Mar 08, 2013 Sean Albert
Small businesses have seen loan availability fluctuate in recent years, and a recent report by Reuters found January to be on the negative side.
"It's a play-it-safe kind of economy for small businesses," PayNet founder Bill Phelan said in an interview. "They are not getting pulled in by the cheap credit and extra money floating around. They are continuing to hold back in investment growth."
The Thomas Reuters/PayNet Small Business Lending Index dipped from 115.8 in December to 113.1 in January. The index measures loan totals, along with the availability of funds, for the small business sector.
On the positive side, year-over-year borrowing grew 13 percent and is expected to tick up another 2 percent in 2013. In addition, late payments, delinquency rates and financial stress for small businesses are on the downward slope.
What, then, has prevented small business growth from taking off? Most likely, it's been the lack of availability of commercial loans.
A recent Politico column by the CEOs of International Franchise Association, the National Small Business Association and the National Association of Development Companies suggested that tighter lending restrictions have stunted growth in the industry.
Alternative lenders plugging in gap
Small businesses are an essential component of the United States' economic success, according to the Politico piece, accounting for approximately two-thirds of new jobs.
Although lending policies by banks and credit unions have tightened in recent years, the sector has remained relatively sturdy - most likely because of the help of alternative short term lenders.
According to a recent study by Biz2Credit, alternative lenders still approve the highest percentage of small business loan requests.
"With traditional banks easing credit, the fallout effect is that alternative lenders are getting more requests from lesser qualified borrowers," said Biz2Credit's Rohit Arora. "They were early adopters of technology and had the advantage of quick response in granting loan requests."
Neither credit unions nor small banks approved more than half of small business loans in January, while big banks pushed through just 15.3 percent of requests.
By comparison, alternative short term lenders accepted nearly 64 percent of requests.
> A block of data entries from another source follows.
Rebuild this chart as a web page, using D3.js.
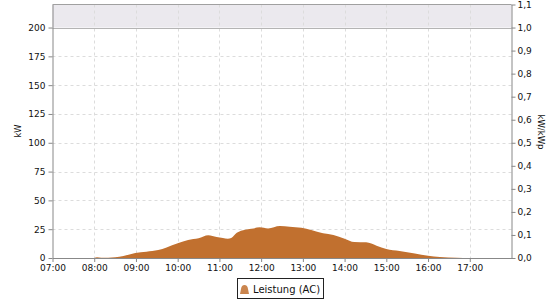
<!DOCTYPE html>
<html><head><meta charset="utf-8">
<script src="https://cdn.jsdelivr.net/npm/d3@7"></script>
<style>
body{margin:0;background:#fff;}
text{font-family:"DejaVu Sans",sans-serif;}
</style></head>
<body><svg id="c" width="560" height="300"></svg>
<script>
const times = ["08:00","08:04","08:10","08:20","08:30","08:42","08:59","09:15","09:32","09:44","09:58","10:15","10:30","10:44","10:56","11:05","11:12","11:17","11:25","11:37","11:49","11:58","12:10","12:27","12:41","12:58","13:12","13:29","13:44","14:00","14:14","14:31","14:46","15:00","15:19","15:41","16:00","16:17","16:41","17:00"];
const power = [0,0.6,0.3,0.2,0.6,1.7,4.4,5.5,6.9,9.2,12.4,15.6,17.1,19.7,18.2,17.4,16.6,17.3,21.9,24.6,25.7,26.6,25.7,27.7,27.2,26.3,24.3,21.4,19.9,16.8,13.9,13.6,10.7,7.8,6.1,4.0,2.0,0.9,0.3,0];
const leftTicks = [0,25,50,75,100,125,150,175,200];
const rightTicks = ["0,0","0,1","0,2","0,3","0,4","0,5","0,6","0,7","0,8","0,9","1,0","1,1"];
const hourTicks = ["07:00","08:00","09:00","10:00","11:00","12:00","13:00","14:00","15:00","16:00","17:00"];
const legendLabel = "Leistung (AC)";

const parse = d3.timeParse("%H:%M");
const svg = d3.select("#c");
const L = 52.5, R = 511.5, T = 4.5, B = 258;
const x = d3.scaleTime().domain([parse("07:00"), parse("18:00")]).range([L, R]);
const y = d3.scaleLinear().domain([0, 220]).range([B, T]);
const y2 = d3.scaleLinear().domain([0, 1.1]).range([B, T]);

// band above 200
svg.append("rect").attr("x", L).attr("y", y(220)).attr("width", R - L).attr("height", y(200) - y(220)).attr("fill", "#ebe9ee");

// grid
const g = svg.append("g");
hourTicks.slice(1).forEach(h => {
  g.append("line").attr("x1", Math.round(x(parse(h))) + 0.5).attr("x2", Math.round(x(parse(h))) + 0.5)
    .attr("y1", T).attr("y2", B).attr("stroke", "#dcdcdc").attr("stroke-dasharray", "3,3");
});
leftTicks.slice(1, -1).forEach(v => {
  g.append("line").attr("x1", L).attr("x2", R).attr("y1", Math.round(y(v)) + 0.5).attr("y2", Math.round(y(v)) + 0.5)
    .attr("stroke", "#dcdcdc").attr("stroke-dasharray", "3,3");
});
svg.append("line").attr("x1", L).attr("x2", R).attr("y1", Math.round(y(200)) + 0.5).attr("y2", Math.round(y(200)) + 0.5).attr("stroke", "#b4b4b4");

// area
const data = times.map((t, i) => ({t: parse(t), v: power[i]}));
const area = d3.area().x(d => x(d.t)).y0(y(0)).y1(d => y(d.v)).curve(d3.curveMonotoneX);
svg.append("path").datum(data).attr("d", area).attr("fill", "#c1702f");

// frame top
svg.append("line").attr("x1", L).attr("x2", R).attr("y1", T).attr("y2", T).attr("stroke", "#a0a0a0");

// axes
const axL = d3.axisLeft(y).tickValues(leftTicks).tickSize(4).tickPadding(3);
const axR = d3.axisRight(y2).tickValues(d3.range(12).map(i => i / 10)).tickFormat((d, i) => rightTicks[i]).tickSize(4).tickPadding(2);
const axB = d3.axisBottom(x).tickValues(hourTicks.map(parse)).tickFormat(d3.timeFormat("%H:%M")).tickSize(4).tickPadding(3);
function style(sel) {
  sel.select(".domain").attr("stroke", "#888");
  sel.selectAll(".tick line").attr("stroke", "#888");
  sel.selectAll(".tick text").attr("fill", "#111").attr("font-size", "9px").attr("font-family", "DejaVu Sans");
}
svg.append("g").attr("transform", `translate(${L},0)`).call(axL.tickSizeOuter(0)).call(style);
svg.append("g").attr("transform", `translate(${R},0)`).call(axR.tickSizeOuter(0)).call(style);
svg.append("g").attr("transform", `translate(0,${B})`).call(axB.tickSizeOuter(0)).call(style);

// axis titles
svg.append("text").attr("transform", `translate(20.5,131) rotate(-90)`).attr("text-anchor", "middle").attr("font-size", "9.5px").attr("fill", "#111")
  .attr("textLength", 13).attr("lengthAdjust", "spacingAndGlyphs").text("kW");
svg.append("text").attr("transform", `translate(537.5,132) rotate(90)`).attr("text-anchor", "middle").attr("font-size", "9.5px").attr("fill", "#111")
  .attr("textLength", 35).attr("lengthAdjust", "spacingAndGlyphs").text("kW/kWp");

// legend
const lg = svg.append("g");
lg.append("rect").attr("x", 237.5).attr("y", 278.5).attr("width", 86).attr("height", 20).attr("fill", "#fff").attr("stroke", "#222");
lg.append("path").attr("d", "M240,294 L241,289 Q241.5,285 244.5,285 Q247.5,285 248,289 L249,294 Z").attr("fill", "#c1702f").attr("opacity", 0.85);
lg.append("text").attr("x", 253).attr("y", 292.5).attr("font-size", "10px").attr("fill", "#111").text(legendLabel);
</script></body></html>
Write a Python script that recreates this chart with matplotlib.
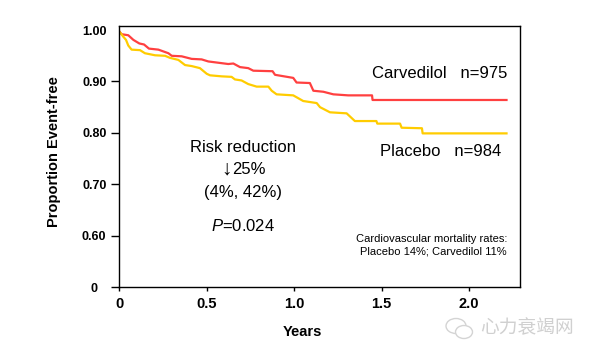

Throughout 2012, these firms approved at least 62 percent of loans, including a high-water mark of 64.7 percent in October.
Because alternative lenders often use alternative scoring methods, like the Payment Reporting Builds Credit, which analyze data like utility bills instead of just traditional lines of credit, they have made funds available to previously unqualified candidates. With small businesses struggling to secure loans since the recession, this has been an enormous benefit.